İmam'ın bu yaklaşımı Devrimin zafere ulaşıp İslam Cumhuriyeti kurulduktan sonra da devam etmiş ve İslam ümmeti her zaman bir bütün olarak İmam'ın mesajının muhatabı olagelmiştir. Hatta İmam mesajını İslam ümmeti ile de sınırlamamıştır. "Dünyanın yalın ayaklıları", "dünyanın müstezaf halkları" kavramlarında ifadesini bulan klasik ve yeni sömürgeciliğin kurbanları, bir bütün olarak İmam'ın mesajının muhataplarını teşkil etmektedirler. İşte bu mesajın sıcaklığı İrlandalı özgürlük savaşçısı Boby Sands'ın direnişine, Nikaragua halkının onurlu mücadelesine, Güney Afrikalı mazlumların kararlı yürüyüşlerine evrensel İslami hareketin selamını iletmiş, aynı zamanda evrensel İslami hareketin de gönlünü ve ufkunu genişletmiştir.
Allah'tan dilediğimiz, sadece Müslümanların Kabesi'nden değil, dünya kiliselerinden bile "Kahrolsun Amerika", "Kahrolsun Rusya" feryadının yükselmesini sağlamamız için bize güç vermesidir.4
İmam Humeyni'nin ideal olarak ortaya koyduğu bu yaklaşımın taşıdığı evrensellik kaygısı, geleneksel ve çağdaş bir çok İslami hareketin kendini coğrafik, kültürel, tarihsel kalıplarla sınırlaması ile karşılaştırıldığında çok ileri bir adım oluşturmaktadır.

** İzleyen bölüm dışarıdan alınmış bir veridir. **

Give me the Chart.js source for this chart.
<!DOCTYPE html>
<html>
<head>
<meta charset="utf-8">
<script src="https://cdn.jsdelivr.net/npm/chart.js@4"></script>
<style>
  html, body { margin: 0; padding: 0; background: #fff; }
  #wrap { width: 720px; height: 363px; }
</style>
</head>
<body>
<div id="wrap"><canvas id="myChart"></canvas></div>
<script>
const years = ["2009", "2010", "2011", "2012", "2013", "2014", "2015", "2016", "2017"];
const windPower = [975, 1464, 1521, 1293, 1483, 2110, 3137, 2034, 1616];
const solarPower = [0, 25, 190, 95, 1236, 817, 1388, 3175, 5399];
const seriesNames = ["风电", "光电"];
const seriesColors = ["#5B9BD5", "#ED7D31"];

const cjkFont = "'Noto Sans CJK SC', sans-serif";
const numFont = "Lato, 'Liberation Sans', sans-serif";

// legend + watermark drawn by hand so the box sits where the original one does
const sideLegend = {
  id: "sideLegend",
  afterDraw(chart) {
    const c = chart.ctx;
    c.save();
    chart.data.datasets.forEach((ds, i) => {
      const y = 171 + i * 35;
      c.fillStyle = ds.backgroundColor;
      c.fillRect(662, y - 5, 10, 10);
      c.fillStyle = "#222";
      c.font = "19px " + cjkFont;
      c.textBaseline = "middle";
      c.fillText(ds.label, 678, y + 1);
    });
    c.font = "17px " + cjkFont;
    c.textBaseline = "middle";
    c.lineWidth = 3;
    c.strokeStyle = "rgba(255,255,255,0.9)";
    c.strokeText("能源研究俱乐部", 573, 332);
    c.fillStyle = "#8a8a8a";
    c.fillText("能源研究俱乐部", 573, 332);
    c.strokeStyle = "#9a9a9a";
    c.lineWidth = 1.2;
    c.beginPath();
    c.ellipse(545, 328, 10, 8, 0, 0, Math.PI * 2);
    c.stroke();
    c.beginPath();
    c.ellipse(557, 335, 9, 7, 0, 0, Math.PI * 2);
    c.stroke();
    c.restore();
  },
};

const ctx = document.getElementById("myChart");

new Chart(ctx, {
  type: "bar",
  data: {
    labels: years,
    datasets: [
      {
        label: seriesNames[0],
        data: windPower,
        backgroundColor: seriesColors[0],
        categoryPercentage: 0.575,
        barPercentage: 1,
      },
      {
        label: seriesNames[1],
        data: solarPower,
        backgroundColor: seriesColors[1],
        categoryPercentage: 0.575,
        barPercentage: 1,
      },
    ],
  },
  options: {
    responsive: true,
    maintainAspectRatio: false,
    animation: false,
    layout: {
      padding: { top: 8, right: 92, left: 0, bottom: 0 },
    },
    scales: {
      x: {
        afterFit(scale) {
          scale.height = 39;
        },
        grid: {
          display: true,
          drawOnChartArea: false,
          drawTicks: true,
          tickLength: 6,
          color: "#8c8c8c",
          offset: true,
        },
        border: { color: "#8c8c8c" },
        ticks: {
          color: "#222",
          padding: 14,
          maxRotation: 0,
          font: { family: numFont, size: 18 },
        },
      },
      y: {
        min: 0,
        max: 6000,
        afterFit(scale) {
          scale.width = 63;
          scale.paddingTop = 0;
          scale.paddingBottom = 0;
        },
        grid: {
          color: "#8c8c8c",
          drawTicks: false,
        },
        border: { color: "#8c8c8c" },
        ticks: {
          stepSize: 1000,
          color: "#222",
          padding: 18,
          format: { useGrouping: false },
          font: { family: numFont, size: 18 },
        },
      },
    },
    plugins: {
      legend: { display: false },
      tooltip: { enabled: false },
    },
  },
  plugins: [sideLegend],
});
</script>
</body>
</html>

Geleneksel İslami hareketlerin bir diğer yaygın özelliği (eksikliği) de, bu hareketlerin sömürgeciliğe, Batı'ya, uluslararası emperyalizme karşı oldukça güçlü bir tepki göstermekle birlikte, bu karşı koymanın, tepkisellik boyutunu pek aşamamasıdır. Bu duruma bağlı olarak, çoğu zaman ya reddedilenin yerine neyin ikame edileceği noktasında belirgin bir cevap sunulamamış, birçok durumda da reddedilen, farklı kılık ve görüntülere bürünerek varlığını sürdürmeyi başarabilmiştir. Sömürgeciye, Batı'ya karşı gösterilen duyarlılık, sömürgecilerin yerli işbirlikçilerine, Batıcılara karşı aynı kararlılık ve netlikte gösterilememiştir.
Bu noktada, İmam Humeyni'nin hareketi "ıslahatçı gelenek" çizgisinin yetersizliğini, eksikliğini aşabilmiştir. Pehlevi diktatörlüğü nün Amerikan emperyalizminin bir kuklası olduğu gerçeğinin sürekli altını çizmesi, yalnız Şahlık rejiminin yıkılmasını değil, aynı zamanda Devrim'i de talep etmesiyle, İmam Humeyni'nin hareketi bir anlamda ıslahatçı gelenek çizgisine devrimci bir dönüşüm geçirtmiştir.5
Bugün dünyanın çok değişik bölgelerinden ve birbirlerinden çok farklı etnik, mezhebi veya siyasi kökenden gelen Müslümanlar hakkında çoğu zaman bir suçlama, bir olumsuzluk ifadesi olarak "Humeynici" sıfatı yaygın olarak kullanılagelmektedir. İslam'ın tevhidi özünü kavramış, zulme ve istikbara karşı duyarlı Müslümanlar hakkında özellikle İslam dışı çevrelerin bu nitelemeyi kullanmaları pek de anlamsız değildir. İmam Humeyni'nin hareketinin içinde bulunduğumuz dönemde evrensel İslami mücadeleye kazandırdığı açılım ve derinlik, hatta İmam Humeyni ve hareketi hakkında olumsuz kanaat ve tutum sahibi Müslümanların dahi, belli yaklaşımları yüzünden "Humeynici" şeklinde nitelenmelerine yol açmıştır.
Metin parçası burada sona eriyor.